### RAW DATA

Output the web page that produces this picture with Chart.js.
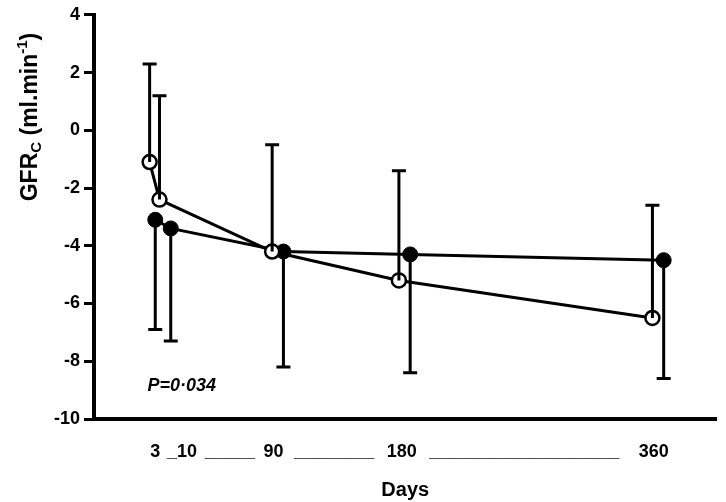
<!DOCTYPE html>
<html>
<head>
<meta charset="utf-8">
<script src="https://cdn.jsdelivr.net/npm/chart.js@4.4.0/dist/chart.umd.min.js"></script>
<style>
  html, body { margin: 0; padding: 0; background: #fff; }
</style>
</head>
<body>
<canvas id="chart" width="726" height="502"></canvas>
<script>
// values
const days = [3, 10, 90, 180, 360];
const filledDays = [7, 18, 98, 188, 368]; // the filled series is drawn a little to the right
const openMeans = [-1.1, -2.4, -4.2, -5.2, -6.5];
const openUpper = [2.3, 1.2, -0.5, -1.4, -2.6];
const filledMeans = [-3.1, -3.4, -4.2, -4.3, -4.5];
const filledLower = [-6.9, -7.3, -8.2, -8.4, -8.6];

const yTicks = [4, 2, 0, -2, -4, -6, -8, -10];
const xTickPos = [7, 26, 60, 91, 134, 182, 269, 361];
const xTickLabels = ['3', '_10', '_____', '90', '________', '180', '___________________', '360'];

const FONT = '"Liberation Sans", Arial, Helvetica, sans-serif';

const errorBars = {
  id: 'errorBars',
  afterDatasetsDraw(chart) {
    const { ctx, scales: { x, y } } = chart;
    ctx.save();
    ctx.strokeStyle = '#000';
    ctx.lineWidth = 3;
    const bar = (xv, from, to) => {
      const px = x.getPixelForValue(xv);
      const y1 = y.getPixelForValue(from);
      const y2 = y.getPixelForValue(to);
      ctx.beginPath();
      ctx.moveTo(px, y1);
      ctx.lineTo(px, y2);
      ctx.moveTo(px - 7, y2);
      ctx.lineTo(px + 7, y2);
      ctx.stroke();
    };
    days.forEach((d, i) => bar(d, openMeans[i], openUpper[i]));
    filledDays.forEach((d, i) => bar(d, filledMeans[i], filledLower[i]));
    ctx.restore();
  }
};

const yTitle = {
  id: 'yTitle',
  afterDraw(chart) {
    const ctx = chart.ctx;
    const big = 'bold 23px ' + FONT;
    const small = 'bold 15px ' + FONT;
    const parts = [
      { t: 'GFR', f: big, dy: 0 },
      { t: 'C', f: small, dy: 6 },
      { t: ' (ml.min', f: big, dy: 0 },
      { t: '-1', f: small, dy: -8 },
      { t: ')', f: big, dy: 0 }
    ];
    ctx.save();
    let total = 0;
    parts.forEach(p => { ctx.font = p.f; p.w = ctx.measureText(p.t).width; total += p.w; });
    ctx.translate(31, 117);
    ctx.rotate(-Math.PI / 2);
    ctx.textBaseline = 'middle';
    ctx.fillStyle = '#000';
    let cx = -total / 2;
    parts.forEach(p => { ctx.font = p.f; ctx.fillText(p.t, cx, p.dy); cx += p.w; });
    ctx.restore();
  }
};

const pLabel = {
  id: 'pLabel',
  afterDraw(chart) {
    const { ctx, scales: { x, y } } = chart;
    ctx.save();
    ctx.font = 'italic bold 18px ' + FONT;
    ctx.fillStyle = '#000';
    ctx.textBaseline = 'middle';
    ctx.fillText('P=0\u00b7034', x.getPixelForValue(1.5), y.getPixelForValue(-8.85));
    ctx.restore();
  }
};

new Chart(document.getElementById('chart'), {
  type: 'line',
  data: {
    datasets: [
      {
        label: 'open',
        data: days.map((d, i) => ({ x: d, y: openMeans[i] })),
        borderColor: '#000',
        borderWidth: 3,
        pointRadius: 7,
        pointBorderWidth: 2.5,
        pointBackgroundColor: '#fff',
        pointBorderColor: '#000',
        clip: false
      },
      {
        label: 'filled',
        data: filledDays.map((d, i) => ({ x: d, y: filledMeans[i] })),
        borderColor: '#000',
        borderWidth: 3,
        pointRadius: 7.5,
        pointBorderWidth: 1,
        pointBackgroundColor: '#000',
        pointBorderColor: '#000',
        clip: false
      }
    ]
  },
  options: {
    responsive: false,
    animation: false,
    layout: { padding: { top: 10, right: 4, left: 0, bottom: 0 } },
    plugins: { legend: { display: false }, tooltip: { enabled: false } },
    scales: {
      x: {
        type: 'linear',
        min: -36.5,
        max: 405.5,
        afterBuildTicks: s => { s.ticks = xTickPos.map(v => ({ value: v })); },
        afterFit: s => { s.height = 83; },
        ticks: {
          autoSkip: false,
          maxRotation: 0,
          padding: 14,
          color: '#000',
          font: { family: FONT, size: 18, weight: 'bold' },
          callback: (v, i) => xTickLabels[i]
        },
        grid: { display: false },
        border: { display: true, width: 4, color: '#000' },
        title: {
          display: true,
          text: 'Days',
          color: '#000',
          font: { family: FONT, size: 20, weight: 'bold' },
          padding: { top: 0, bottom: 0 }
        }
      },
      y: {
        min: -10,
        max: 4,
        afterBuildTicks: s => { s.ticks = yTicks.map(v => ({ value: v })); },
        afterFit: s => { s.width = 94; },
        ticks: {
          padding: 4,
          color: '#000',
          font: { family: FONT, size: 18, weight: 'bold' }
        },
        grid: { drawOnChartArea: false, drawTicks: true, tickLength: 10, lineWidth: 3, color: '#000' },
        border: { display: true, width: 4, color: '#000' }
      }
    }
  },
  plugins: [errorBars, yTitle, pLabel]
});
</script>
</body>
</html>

######

◆ SHORT TASK
Omit the pictures, then quote the rest of the material above exactly.

◆ SOLUTION TO THIS PROBLEM
Output the web page that produces this picture with Chart.js.
<!DOCTYPE html>
<html>
<head>
<meta charset="utf-8">
<script src="https://cdn.jsdelivr.net/npm/chart.js@4.4.0/dist/chart.umd.min.js"></script>
<style>
  html, body { margin: 0; padding: 0; background: #fff; }
</style>
</head>
<body>
<canvas id="chart" width="726" height="502"></canvas>
<script>
// values
const days = [3, 10, 90, 180, 360];
const filledDays = [7, 18, 98, 188, 368]; // the filled series is drawn a little to the right
const openMeans = [-1.1, -2.4, -4.2, -5.2, -6.5];
const openUpper = [2.3, 1.2, -0.5, -1.4, -2.6];
const filledMeans = [-3.1, -3.4, -4.2, -4.3, -4.5];
const filledLower = [-6.9, -7.3, -8.2, -8.4, -8.6];

const yTicks = [4, 2, 0, -2, -4, -6, -8, -10];
const xTickPos = [7, 26, 60, 91, 134, 182, 269, 361];
const xTickLabels = ['3', '_10', '_____', '90', '________', '180', '___________________', '360'];

const FONT = '"Liberation Sans", Arial, Helvetica, sans-serif';

const errorBars = {
  id: 'errorBars',
  afterDatasetsDraw(chart) {
    const { ctx, scales: { x, y } } = chart;
    ctx.save();
    ctx.strokeStyle = '#000';
    ctx.lineWidth = 3;
    const bar = (xv, from, to) => {
      const px = x.getPixelForValue(xv);
      const y1 = y.getPixelForValue(from);
      const y2 = y.getPixelForValue(to);
      ctx.beginPath();
      ctx.moveTo(px, y1);
      ctx.lineTo(px, y2);
      ctx.moveTo(px - 7, y2);
      ctx.lineTo(px + 7, y2);
      ctx.stroke();
    };
    days.forEach((d, i) => bar(d, openMeans[i], openUpper[i]));
    filledDays.forEach((d, i) => bar(d, filledMeans[i], filledLower[i]));
    ctx.restore();
  }
};

const yTitle = {
  id: 'yTitle',
  afterDraw(chart) {
    const ctx = chart.ctx;
    const big = 'bold 23px ' + FONT;
    const small = 'bold 15px ' + FONT;
    const parts = [
      { t: 'GFR', f: big, dy: 0 },
      { t: 'C', f: small, dy: 6 },
      { t: ' (ml.min', f: big, dy: 0 },
      { t: '-1', f: small, dy: -8 },
      { t: ')', f: big, dy: 0 }
    ];
    ctx.save();
    let total = 0;
    parts.forEach(p => { ctx.font = p.f; p.w = ctx.measureText(p.t).width; total += p.w; });
    ctx.translate(31, 117);
    ctx.rotate(-Math.PI / 2);
    ctx.textBaseline = 'middle';
    ctx.fillStyle = '#000';
    let cx = -total / 2;
    parts.forEach(p => { ctx.font = p.f; ctx.fillText(p.t, cx, p.dy); cx += p.w; });
    ctx.restore();
  }
};

const pLabel = {
  id: 'pLabel',
  afterDraw(chart) {
    const { ctx, scales: { x, y } } = chart;
    ctx.save();
    ctx.font = 'italic bold 18px ' + FONT;
    ctx.fillStyle = '#000';
    ctx.textBaseline = 'middle';
    ctx.fillText('P=0\u00b7034', x.getPixelForValue(1.5), y.getPixelForValue(-8.85));
    ctx.restore();
  }
};

new Chart(document.getElementById('chart'), {
  type: 'line',
  data: {
    datasets: [
      {
        label: 'open',
        data: days.map((d, i) => ({ x: d, y: openMeans[i] })),
        borderColor: '#000',
        borderWidth: 3,
        pointRadius: 7,
        pointBorderWidth: 2.5,
        pointBackgroundColor: '#fff',
        pointBorderColor: '#000',
        clip: false
      },
      {
        label: 'filled',
        data: filledDays.map((d, i) => ({ x: d, y: filledMeans[i] })),
        borderColor: '#000',
        borderWidth: 3,
        pointRadius: 7.5,
        pointBorderWidth: 1,
        pointBackgroundColor: '#000',
        pointBorderColor: '#000',
        clip: false
      }
    ]
  },
  options: {
    responsive: false,
    animation: false,
    layout: { padding: { top: 10, right: 4, left: 0, bottom: 0 } },
    plugins: { legend: { display: false }, tooltip: { enabled: false } },
    scales: {
      x: {
        type: 'linear',
        min: -36.5,
        max: 405.5,
        afterBuildTicks: s => { s.ticks = xTickPos.map(v => ({ value: v })); },
        afterFit: s => { s.height = 83; },
        ticks: {
          autoSkip: false,
          maxRotation: 0,
          padding: 14,
          color: '#000',
          font: { family: FONT, size: 18, weight: 'bold' },
          callback: (v, i) => xTickLabels[i]
        },
        grid: { display: false },
        border: { display: true, width: 4, color: '#000' },
        title: {
          display: true,
          text: 'Days',
          color: '#000',
          font: { family: FONT, size: 20, weight: 'bold' },
          padding: { top: 0, bottom: 0 }
        }
      },
      y: {
        min: -10,
        max: 4,
        afterBuildTicks: s => { s.ticks = yTicks.map(v => ({ value: v })); },
        afterFit: s => { s.width = 94; },
        ticks: {
          padding: 4,
          color: '#000',
          font: { family: FONT, size: 18, weight: 'bold' }
        },
        grid: { drawOnChartArea: false, drawTicks: true, tickLength: 10, lineWidth: 3, color: '#000' },
        border: { display: true, width: 4, color: '#000' }
      }
    }
  },
  plugins: [errorBars, yTitle, pLabel]
});
</script>
</body>
</html>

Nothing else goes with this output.